### Stated exercise
Leave the pictures out and retype the lines from the beginning through the line with "plt.rcParams['font.size'] = fs", both ends included.
=======
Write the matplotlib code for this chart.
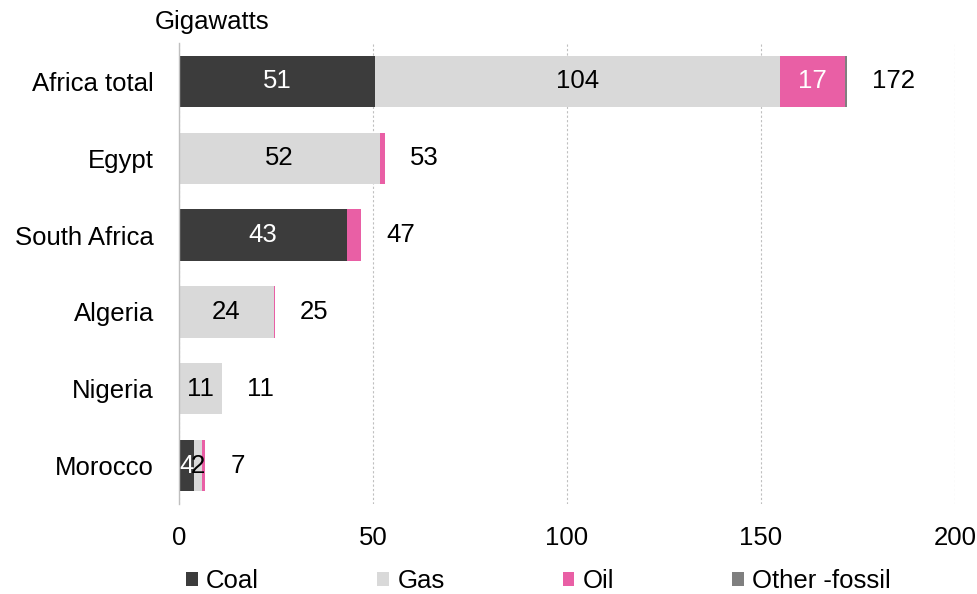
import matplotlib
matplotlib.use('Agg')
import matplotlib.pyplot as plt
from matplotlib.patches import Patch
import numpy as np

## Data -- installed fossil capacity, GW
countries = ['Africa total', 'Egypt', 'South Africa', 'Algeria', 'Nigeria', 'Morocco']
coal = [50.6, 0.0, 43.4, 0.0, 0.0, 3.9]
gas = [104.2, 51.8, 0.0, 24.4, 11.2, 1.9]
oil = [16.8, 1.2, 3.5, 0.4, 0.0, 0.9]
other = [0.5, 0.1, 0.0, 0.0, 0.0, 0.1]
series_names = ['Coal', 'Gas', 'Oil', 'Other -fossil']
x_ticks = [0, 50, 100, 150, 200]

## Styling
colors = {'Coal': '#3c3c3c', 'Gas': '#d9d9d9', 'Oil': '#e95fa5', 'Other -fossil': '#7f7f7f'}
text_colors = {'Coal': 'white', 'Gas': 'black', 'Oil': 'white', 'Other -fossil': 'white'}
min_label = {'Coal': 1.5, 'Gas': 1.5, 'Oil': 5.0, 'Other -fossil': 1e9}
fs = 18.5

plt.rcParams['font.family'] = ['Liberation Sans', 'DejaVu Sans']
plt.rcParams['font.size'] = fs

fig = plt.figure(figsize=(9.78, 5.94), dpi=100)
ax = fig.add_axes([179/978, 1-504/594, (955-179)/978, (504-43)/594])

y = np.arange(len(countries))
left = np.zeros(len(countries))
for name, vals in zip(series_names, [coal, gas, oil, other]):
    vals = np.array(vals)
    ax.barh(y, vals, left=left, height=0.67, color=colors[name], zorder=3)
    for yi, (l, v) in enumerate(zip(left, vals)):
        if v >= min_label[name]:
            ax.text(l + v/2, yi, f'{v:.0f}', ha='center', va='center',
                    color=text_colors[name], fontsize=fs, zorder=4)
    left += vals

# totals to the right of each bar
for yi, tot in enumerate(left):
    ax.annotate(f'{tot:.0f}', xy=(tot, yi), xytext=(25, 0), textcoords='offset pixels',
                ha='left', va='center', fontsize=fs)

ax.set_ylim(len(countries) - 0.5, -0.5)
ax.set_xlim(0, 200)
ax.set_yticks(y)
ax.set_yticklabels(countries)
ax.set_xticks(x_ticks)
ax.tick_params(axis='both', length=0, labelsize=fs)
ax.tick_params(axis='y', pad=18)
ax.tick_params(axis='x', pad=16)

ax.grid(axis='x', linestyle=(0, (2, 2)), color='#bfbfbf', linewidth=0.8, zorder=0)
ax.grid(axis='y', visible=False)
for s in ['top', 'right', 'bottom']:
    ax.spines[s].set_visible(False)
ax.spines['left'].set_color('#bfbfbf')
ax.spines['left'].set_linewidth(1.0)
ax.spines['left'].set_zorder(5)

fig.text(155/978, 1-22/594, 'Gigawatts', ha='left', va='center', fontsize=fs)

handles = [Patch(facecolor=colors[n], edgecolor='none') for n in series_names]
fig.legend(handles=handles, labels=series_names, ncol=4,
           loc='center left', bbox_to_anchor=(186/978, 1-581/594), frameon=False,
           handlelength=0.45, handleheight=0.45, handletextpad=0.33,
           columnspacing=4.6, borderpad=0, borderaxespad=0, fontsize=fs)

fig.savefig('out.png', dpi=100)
=======
### Reply
Write the matplotlib code for this chart.
import matplotlib
matplotlib.use('Agg')
import matplotlib.pyplot as plt
from matplotlib.patches import Patch
import numpy as np

## Data -- installed fossil capacity, GW
countries = ['Africa total', 'Egypt', 'South Africa', 'Algeria', 'Nigeria', 'Morocco']
coal = [50.6, 0.0, 43.4, 0.0, 0.0, 3.9]
gas = [104.2, 51.8, 0.0, 24.4, 11.2, 1.9]
oil = [16.8, 1.2, 3.5, 0.4, 0.0, 0.9]
other = [0.5, 0.1, 0.0, 0.0, 0.0, 0.1]
series_names = ['Coal', 'Gas', 'Oil', 'Other -fossil']
x_ticks = [0, 50, 100, 150, 200]

## Styling
colors = {'Coal': '#3c3c3c', 'Gas': '#d9d9d9', 'Oil': '#e95fa5', 'Other -fossil': '#7f7f7f'}
text_colors = {'Coal': 'white', 'Gas': 'black', 'Oil': 'white', 'Other -fossil': 'white'}
min_label = {'Coal': 1.5, 'Gas': 1.5, 'Oil': 5.0, 'Other -fossil': 1e9}
fs = 18.5

plt.rcParams['font.family'] = ['Liberation Sans', 'DejaVu Sans']
plt.rcParams['font.size'] = fs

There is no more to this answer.